**Aim**
Can you set down, exactly as they appear below, the lines from the opening of the material through the one bearing "const axesNames = ['x', 'y', 'z']", minus the pictures?

**Available data**
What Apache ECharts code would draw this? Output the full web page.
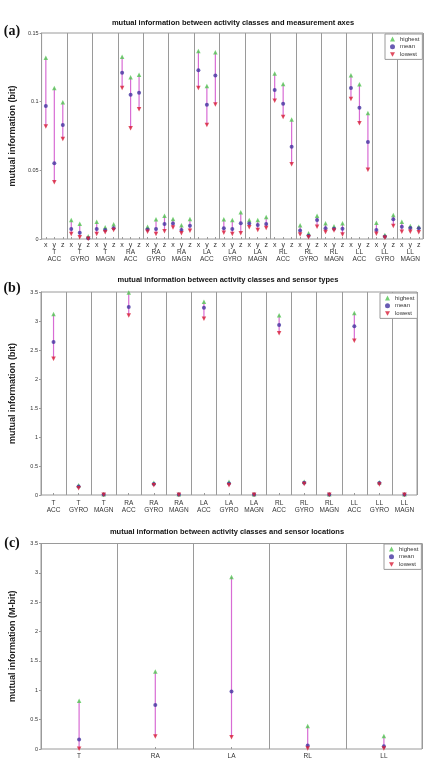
<!DOCTYPE html>
<html>
<head>
<meta charset="utf-8">
<script src="https://cdn.jsdelivr.net/npm/echarts@6/dist/echarts.min.js"></script>
<style>
  html, body { margin: 0; padding: 0; background: #fff; }
  #chart { width: 427px; height: 771px; }
</style>
</head>
<body>
<div id="chart"></div>
<script>
// categories
const locations = ['T', 'RA', 'LA', 'RL', 'LL']
const sensorTypes = ['ACC', 'GYRO', 'MAGN']
const axesNames = ['x', 'y', 'z']

// (a) per measurement axis, order: location -> sensor type -> x,y,z
const axisHighest = [
  0.132, 0.110, 0.0995, 0.0138, 0.0111, 0.002, 0.0126, 0.0085, 0.0107,
  0.1327, 0.1177, 0.1196, 0.009, 0.0143, 0.017, 0.0146, 0.0100, 0.0146,
  0.1369, 0.1114, 0.136, 0.0143, 0.0138, 0.0194, 0.0138, 0.0138, 0.016,
  0.1206, 0.1128, 0.0871, 0.010, 0.0041, 0.017, 0.0114, 0.0092, 0.0114,
  0.1192, 0.1126, 0.0917, 0.0119, 0.0029, 0.0175, 0.0126, 0.0095, 0.009
]
const axisMean = [
  0.0968, 0.0551, 0.083, 0.0073, 0.0046, 0.0005, 0.0073, 0.0066, 0.0078,
  0.121, 0.105, 0.1065, 0.007, 0.0073, 0.0109, 0.0112, 0.0066, 0.0097,
  0.1228, 0.0978, 0.119, 0.0078, 0.0073, 0.0114, 0.0112, 0.0102, 0.0109,
  0.1085, 0.0985, 0.0672, 0.0061, 0.0024, 0.0138, 0.0078, 0.0075, 0.0075,
  0.110, 0.0956, 0.0706, 0.0066, 0.0019, 0.0143, 0.009, 0.008, 0.0078
]
const axisLowest = [
  0.082, 0.0413, 0.0728, 0.0036, 0.0012, 0.0001, 0.0036, 0.0049, 0.0066,
  0.110, 0.0806, 0.0944, 0.0053, 0.0036, 0.0056, 0.0083, 0.0041, 0.006,
  0.110, 0.083, 0.098, 0.0046, 0.0036, 0.0041, 0.0085, 0.0066, 0.008,
  0.1007, 0.0888, 0.0544, 0.0032, 0.0012, 0.009, 0.0051, 0.0061, 0.0032,
  0.102, 0.0842, 0.0505, 0.0039, 0.001, 0.0095, 0.0053, 0.0053, 0.0049
]

// (b) per sensor type
const typeHighest = [3.12, 0.17, 0.015, 3.49, 0.21, 0.015, 3.33, 0.23, 0.015, 3.10, 0.23, 0.015, 3.14, 0.22, 0.015]
const typeMean = [2.64, 0.145, 0.01, 3.24, 0.19, 0.01, 3.23, 0.2, 0.01, 2.93, 0.21, 0.01, 2.91, 0.205, 0.01]
const typeLowest = [2.35, 0.115, 0.005, 3.095, 0.166, 0.005, 3.04, 0.166, 0.005, 2.79, 0.19, 0.005, 2.66, 0.183, 0.005]

// (c) per sensor location
const locHighest = [0.82, 1.32, 2.93, 0.39, 0.22]
const locMean = [0.16, 0.75, 0.98, 0.06, 0.045]
const locLowest = [0.003, 0.215, 0.2, 0.01, 0.01]

const COLOR_HI = '#52c652'
const COLOR_MEAN = '#4433a0'
const COLOR_LO = '#d8203a'
const COLOR_STEM = '#d86cd4'
const GRAY = '#9a9a9a'
const FONT = 'Liberation Sans'
const DOWN_TRI = 'path://M0,0L10,0L5,9Z'

// labels
const groupLabels = []
const xyzLabels = []
locations.forEach(loc => {
  sensorTypes.forEach(t => {
    groupLabels.push(loc + '\n' + t)
    axesNames.forEach(a => xyzLabels.push(a))
  })
})

const chart = echarts.init(document.getElementById('chart'), null, { renderer: 'canvas' })

function renderStem (params, api) {
  const p1 = api.coord([api.value(0), api.value(1)])
  const p2 = api.coord([api.value(0), api.value(2)])
  return {
    type: 'line',
    shape: { x1: p1[0], y1: p1[1], x2: p2[0], y2: p2[1] },
    style: { stroke: COLOR_STEM, lineWidth: 1.2 }
  }
}

// builds stem + three marker series for one panel
function panelSeries (xIdx, yIdx, hi, mean, lo) {
  const stems = hi.map((v, i) => [i, lo[i], v])
  const pts = arr => arr.map((v, i) => [i, v])
  return [
    {
      type: 'custom', xAxisIndex: xIdx, yAxisIndex: yIdx, silent: true,
      renderItem: renderStem, encode: { x: 0, y: [1, 2] }, data: stems, z: 1
    },
    { name: 'highest', type: 'scatter', xAxisIndex: xIdx, yAxisIndex: yIdx, symbol: 'triangle', symbolSize: 4.5, itemStyle: { color: COLOR_HI }, data: pts(hi), z: 3 },
    { name: 'mean', type: 'scatter', xAxisIndex: xIdx, yAxisIndex: yIdx, symbol: 'circle', symbolSize: 4, itemStyle: { color: COLOR_MEAN }, data: pts(mean), z: 3 },
    { name: 'lowest', type: 'scatter', xAxisIndex: xIdx, yAxisIndex: yIdx, symbol: DOWN_TRI, symbolSize: 4.5, itemStyle: { color: COLOR_LO }, data: pts(lo), z: 3 }
  ]
}

function yAxisCfg (gridIndex, max, interval, name) {
  return {
    type: 'value', gridIndex, min: 0, max, interval,
    name, nameLocation: 'middle', nameGap: 24,
    nameTextStyle: { fontFamily: FONT, fontWeight: 'bold', fontSize: 9, color: '#222' },
    axisLine: { show: true, lineStyle: { color: GRAY } },
    axisTick: { show: true, length: 2, lineStyle: { color: GRAY } },
    axisLabel: { fontFamily: FONT, fontSize: 5.5, color: '#333', margin: 3 },
    splitLine: { show: false }
  }
}

function legendCfg (left, top) {
  return {
    left, top, orient: 'vertical', selectedMode: false,
    itemWidth: 5, itemHeight: 5, itemGap: 0.7,
    padding: [1.5, 3, 1.5, 5],
    borderColor: GRAY, borderWidth: 1, backgroundColor: '#fff',
    textStyle: { fontFamily: FONT, fontSize: 6, color: '#333', lineHeight: 7 },
    data: [
      { name: 'highest', icon: 'triangle' },
      { name: 'mean', icon: 'circle' },
      { name: 'lowest', icon: DOWN_TRI }
    ]
  }
}

function textEl (x, y, text, size, family, weight) {
  return {
    type: 'text', x, y,
    style: { text, fontSize: size, fontFamily: family, fontWeight: weight, fill: '#111', align: 'center', verticalAlign: 'middle' }
  }
}

const groupLabelStyle = { fontFamily: FONT, fontSize: 6.5, color: '#333', lineHeight: 7, interval: 0 }

const option = {
  animation: false,
  backgroundColor: '#fff',
  graphic: [
    textEl(12, 31, '(a)', 14, 'Liberation Serif', 'bold'),
    textEl(12, 288, '(b)', 14, 'Liberation Serif', 'bold'),
    textEl(12, 543, '(c)', 14, 'Liberation Serif', 'bold'),
    textEl(233, 23, 'mutual information between activity classes and measurement axes', 7.5, FONT, 'bold'),
    textEl(228, 280, 'mutual information between activity classes and sensor types', 7.5, FONT, 'bold'),
    textEl(227, 532, 'mutual information between activity classes and sensor locations', 7.5, FONT, 'bold')
  ],
  legend: [legendCfg(385, 34), legendCfg(380, 293), legendCfg(384, 544)],
  grid: [
    { left: 34, top: 33, width: 389, height: 206, show: true, borderColor: GRAY, borderWidth: 1 },
    { left: 34, top: 292, width: 383, height: 203, show: true, borderColor: GRAY, borderWidth: 1 },
    { left: 34, top: 543.5, width: 388, height: 205.5, show: true, borderColor: GRAY, borderWidth: 1 }
  ],
  xAxis: [
    {
      type: 'category', gridIndex: 0, data: xyzLabels, position: 'bottom',
      axisLine: { show: false },
      axisTick: { show: true, inside: true, length: 2, alignWithLabel: true, interval: 0, lineStyle: { color: GRAY } },
      axisLabel: { fontFamily: FONT, fontSize: 7, color: '#333', margin: 3, interval: 0 },
      splitLine: { show: false }
    },
    {
      type: 'category', gridIndex: 0, data: groupLabels, position: 'bottom',
      axisLine: { show: false }, axisTick: { show: false },
      axisLabel: Object.assign({ margin: 9.5 }, groupLabelStyle),
      splitLine: { show: true, interval: 0, lineStyle: { color: GRAY, width: 1 } }
    },
    {
      type: 'category', gridIndex: 1, data: groupLabels,
      axisLine: { show: false },
      axisTick: { show: true, inside: true, length: 2, alignWithLabel: true, interval: 0, lineStyle: { color: GRAY } },
      axisLabel: Object.assign({ margin: 4.5 }, groupLabelStyle),
      splitLine: { show: true, interval: 0, lineStyle: { color: GRAY, width: 1 } }
    },
    {
      type: 'category', gridIndex: 2, data: locations,
      axisLine: { show: false },
      axisTick: { show: true, inside: true, length: 2, alignWithLabel: true, interval: 0, lineStyle: { color: GRAY } },
      axisLabel: Object.assign({ margin: 4 }, groupLabelStyle),
      splitLine: { show: true, interval: 0, lineStyle: { color: GRAY, width: 1 } }
    }
  ],
  yAxis: [
    yAxisCfg(0, 0.15, 0.05, 'mutual information (bit)'),
    yAxisCfg(1, 3.5, 0.5, 'mutual information (bit)'),
    yAxisCfg(2, 3.5, 0.5, 'mutual information (M-bit)')
  ],
  series: [
    ...panelSeries(0, 0, axisHighest, axisMean, axisLowest),
    ...panelSeries(2, 1, typeHighest, typeMean, typeLowest),
    ...panelSeries(3, 2, locHighest, locMean, locLowest)
  ]
}

chart.setOption(option)
</script>
</body>
</html>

**Worked solution**
What Apache ECharts code would draw this? Output the full web page.
<!DOCTYPE html>
<html>
<head>
<meta charset="utf-8">
<script src="https://cdn.jsdelivr.net/npm/echarts@6/dist/echarts.min.js"></script>
<style>
  html, body { margin: 0; padding: 0; background: #fff; }
  #chart { width: 427px; height: 771px; }
</style>
</head>
<body>
<div id="chart"></div>
<script>
// categories
const locations = ['T', 'RA', 'LA', 'RL', 'LL']
const sensorTypes = ['ACC', 'GYRO', 'MAGN']
const axesNames = ['x', 'y', 'z']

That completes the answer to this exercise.